Berlinale

Schlagabtausch mit den Mullahs

Von Susanne Burg · 11.02.2014
Sie diskutieren über eine idelae Gesellschaft, Freiheit und Religion: Für "Iranien" hat sich der Filmemacher Mehran Tamadon mit Verfechtern des iranischen Regimes getroffen - ein interessantes Sozialexperiment.
Vier Mullahs fahren bei Mehran Tamadon vor. Er lebt in einem Landhaus mit einem großen Garten. Die Männer sind bester Laune. Endlich frische Luft, sagen sie. Die Umweltverschmutzung in Teheran sei fürchterlich. Die Männer ziehen sich ins Haus zurück und beginnen zu diskutieren, darüber, wie eine ideale Gesellschaft aussehen kann.
Die ideale Gesellschaft sollte meiner Meinung nach nicht religiös sein, sondern säkular, sagt der atheistische Filmemacher Mehran Tamadon, der hauptsächlich in Frankreich lebt. Definiere säkular, sagt einer der Verfechter des Regimes. Das heiße, dass öffentliche Orte neutral seien, so der Filmemacher. Hier sollte Freiheit herrschen, für verschiedenste Lebensformen.
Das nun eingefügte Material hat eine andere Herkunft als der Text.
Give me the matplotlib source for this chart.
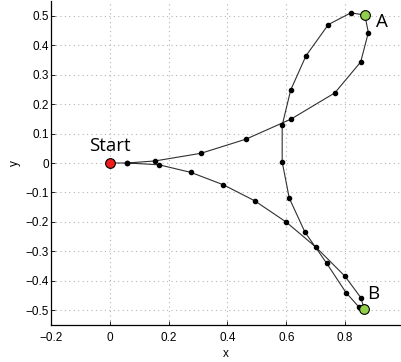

Wenn meine Frau in der Uni einen Schleier tragen möchte, darf sie das? Fragt der Mullah. In der Universität ja, in der Schule nicht, antwortet Tamadon.
Immer wieder kommt der Filmemacher an seine Grenzen. Besonders einer der Männer ist rhetorisch unglaublich geschult. Statt Tamadon seine Grundsätze entgegenzuschleudern, lässt er den Regisseur reden, stellt Fragen, entwickelt die Gedanken weiter und zeigt Tamadon die Schwächen seiner Argumentation auf. Schon zu sagen, dass die Gesellschaft säkular sein soll, ist eine Ideologie, sagt der Mullah. Säkularismus ist nur eine weitere Ideologie.
Zwei Tage lang liefern sich die Männer einen gedanklichen Schlagabtausch. Nie geht es laut zu, die Männer lachen viel, kochen zusammen. Sie diskutieren über Freiheit, den Schleier, Abtreibung, Pressefreiheit. Und ganz grundsätzlich darüber, wie Menschen mit unterschiedlichen Vorstellungen friedlich zusammen leben können und wer die Regeln aufstellt. Fast entsteht so etwas wie kreative Aufbruchsstimmung. Die wird allerdings am Ende wieder relativiert. Denn dann gibt der regimetreue Mullah ziemlich deutlich zu verstehen: Wenn Tamadon mal an der Macht sei, könne er die Regeln machen, noch legen sie sie fest.